Debugging Docker image steps with BuildKit

Dockerfiles are kind of weird to debug. They're fundamentally stateful (every RUN depends on the previous commands).

For complex things, it's not always easy to figure out the exact state of the image at a given point in the Dockerfile (most often for me, I need to figure out where certain files were installed).


With pre-BuildKit docker, this was pretty easy. Docker would always create intermediate images for every step of the Dockerfile and print out the short-SHAs of those images.

Let's use this simple Dockerfile as an example and see what happens when we build it:

# Dockerfile
FROM ubuntu:20.04

RUN apt-get update && apt-get install -y curl
RUN pip3 install numpy

By disabling BuildKit, we get the old behavior:

$ DOCKER_BUILDKIT=0 docker build .

Sending build context to Docker daemon  2.048kB
Step 1/3 : FROM ubuntu:20.04
 ---> bdbe84df0b98
Step 2/3 : RUN apt-get update && apt-get install -y curl
 ---> Running in 7caa3a90fa96
Get:1 focal InRelease [265 kB]
Get:2 focal-updates InRelease [114 kB]
... <clip> ...
Removing intermediate container 7caa3a90fa96
 ---> c47ed9aec5f6
Step 3/3 : RUN pip3 install numpy
 ---> Running in facf18bce582
/bin/sh: 1: pip3: not found
The command '/bin/sh -c pip3 install numpy' returned a non-zero code: 127

Notable, the ---> c47ed9aec5f6 line indicates that a temporary image was exported with the SHA c47ed9aec5f6. The way this works under the hood is by creating a container based on the previous layers image, running the command in the container, and then exporting that container as a new image (à la the docker export command) — that's why we also see the Removing intermediate container 7caa3a90fa96 line in the output.

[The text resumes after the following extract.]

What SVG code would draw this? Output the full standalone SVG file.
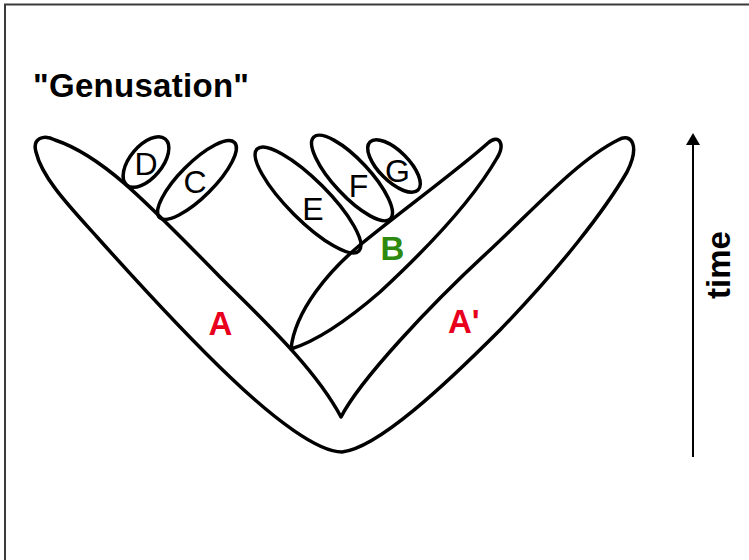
<svg xmlns="http://www.w3.org/2000/svg" width="749" height="560" viewBox="0 0 749 560">
  <style>
    .outline { fill: none; stroke: #000; stroke-width: 3.5; stroke-linejoin: round; }
    .lbl { font-family: "Liberation Sans", Arial, sans-serif; font-size: 32px; fill: #000; text-anchor: middle; }
    .big { font-family: "Liberation Sans", Arial, sans-serif; font-weight: bold; font-size: 33px; }
    .red { fill: #e8001c; }
    .green { fill: #2e8a0e; }
  </style>
  <defs>
    <marker id="arrowhead" viewBox="0 0 12 14" refX="2" refY="7" markerWidth="12" markerHeight="14" markerUnits="userSpaceOnUse" orient="auto">
      <path d="M0,0 L12,7 L0,14 Z" fill="#000"/>
    </marker>
  </defs>

  <rect width="749" height="560" fill="#fff"/>
  <!-- frame: top and left edges only -->
  <path d="M5,560 L5,4.5 L749,4.5" fill="none" stroke="#3a3a3a" stroke-width="2"/>

  <text class="big" x="33" y="97" textLength="216">"Genusation"</text>

  <!-- lineage A / A' : the V-shaped outline -->
  <g id="lineage-A">
    <path class="outline" d="M55,140 C100,155 140,195 220,277 C262,319 315,368 341,417 C360,380 430,305 490,250 C535,208 578,160 618,140 C632,132 640,146 627,172 C605,210 560,268 500,330 C445,385 378,448 342,452 C318,452 275,420 230,377 C190,339 140,285 97,237 C70,207 42,178 36,152 C32,138 44,134 55,140 Z"/>
    <text class="big red" x="220.5" y="335" text-anchor="middle">A</text>
    <text class="big red" x="448" y="333">A'</text>
  </g>

  <g id="lineage-B">
    <path class="outline" d="M291,349 C295,310 330,270 360,245 C400,212 458,170 488,143 C500,133 505,145 497,158 C470,205 420,255 380,292 C350,318 320,340 291,349 Z"/>
    <text class="big green" x="392.5" y="260" text-anchor="middle">B</text>
  </g>

  <g id="lineage-D">
    <ellipse class="outline" cx="146" cy="162" rx="30" ry="16" transform="rotate(-50 146 162)"/>
    <text class="lbl" x="146" y="175">D</text>
  </g>

  <g id="lineage-C">
    <ellipse class="outline" cx="197" cy="180" rx="53" ry="17" transform="rotate(-45 197 180)"/>
    <text class="lbl" x="195" y="193">C</text>
  </g>

  <g id="lineage-E">
    <ellipse class="outline" cx="308" cy="200" rx="72" ry="20" transform="rotate(45 308 200)"/>
    <text class="lbl" x="313" y="220">E</text>
  </g>

  <g id="lineage-F">
    <ellipse class="outline" cx="352" cy="178" rx="56" ry="18" transform="rotate(47 352 178)"/>
    <text class="lbl" x="358.5" y="197">F</text>
  </g>

  <g id="lineage-G">
    <ellipse class="outline" cx="394" cy="166" rx="34" ry="15" transform="rotate(45 394 166)"/>
    <text class="lbl" x="397.5" y="182">G</text>
  </g>

  <!-- time axis -->
  <g id="connectors">
    <line x1="693" y1="457" x2="693" y2="143" stroke="#000" stroke-width="2" marker-end="url(#arrowhead)"/>
  </g>
  <text class="big" x="0" y="0" transform="translate(730 265) rotate(-90)" text-anchor="middle" font-size="31">time</text>
</svg>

In this example, step 3 fails, but we can spin up the image as it was after step 2 with a simple docker run c47ed9aec5f6 command:

$ docker run -it --rm c47ed9aec5f6 bash

root@7dcf5ca5ac35:/# which pip3
root@7dcf5ca5ac35:/# echo $?

In this example, it's pretty obvious that the issue that pip3 isn't installed, but more complex situations might involve more rooting around.

With BuildKit

BuildKit doesn't export intermediate layers, so we can't use the same trick as above. There's a slightly more involved trick we can use, though, using multi-stage builds1.

# Dockerfile (updated!)
FROM ubuntu:20.04 AS tmp

RUN apt-get update && apt-get install -y curl

FROM tmp
RUN pip3 install numpy

Now we've named our first build stage tmp. We add the FROM tmp line just before the RUN command that isn't working.

Now we can build just the tmp stage:

$ docker build . --target tmp

[+] Building 15.1s (6/6) FINISHED
 => [internal] load build definition from Dockerfile                                                     0.0s
 => => transferring dockerfile: 172B                                                                     0.0s
 => [internal] load .dockerignore                                                                        0.0s
 => => transferring context: 2B                                                                          0.0s
 => [internal] load metadata for                                          0.0s
 => [tmp 1/2] FROM                                                        0.0s
 => [tmp 2/2] RUN apt-get update && apt-get install -y curl                                             14.9s
 => exporting to image                                                                                   0.1s
 => => exporting layers                                                                                  0.1s
 => => writing image sha256:2954b5e4cda897c1767728ad00de75dab8b4950251fb6fdc8eb1d30468d4301b             0.0s

and we can run with:

# Copy the bit after the `sha256:` in the output above as the image to run
$ docker run -it --rm 2954b5e4cda897c1767728ad00de75dab8b4950251fb6fdc8eb1d30468d4301b

root@fd3a4bf0046f:/# which pip3
root@fd3a4bf0046f:/# echo $?

A little more work, but not toooooo bad. Just remember to remove the AS tmp and FROM tmp lines when you're done debugging (they won't hurt anything, but you probably don't want to commit them).

Why not just disable BuildKit?

Many answers on StackOverflow just suggest disabling BuildKit with DOCKER_BUILDKIT=0 and then using the old behavior. This works fine.

The reason you might not want to do that is mostly just that BuildKit is faster and doesn't share any cache with non-BuildKit builds. So if you're trying to debug the last stage of a build, and you set DOCKER_BUILDKIT=0, it'll have to rebuild the entire image from scratch.

Do whatever works for you (and hopefully debugging BuildKit issues will get a little easier in the future...). If you know of a better way, feel free to let me know. 😎


  1. Note that a step in a Dockerfile corresponds to a single instruction (e.g., a RUN or ADD command). A stage is a grouping of steps starting from a FROM commandand ending with the nextFROM` command (or the end of the Dockerfile). Most Dockerfiles only have one stage, but some have more (e.g., to build a binary in one stage and then copy it into a smaller stage that doesn't have all the build tools installed).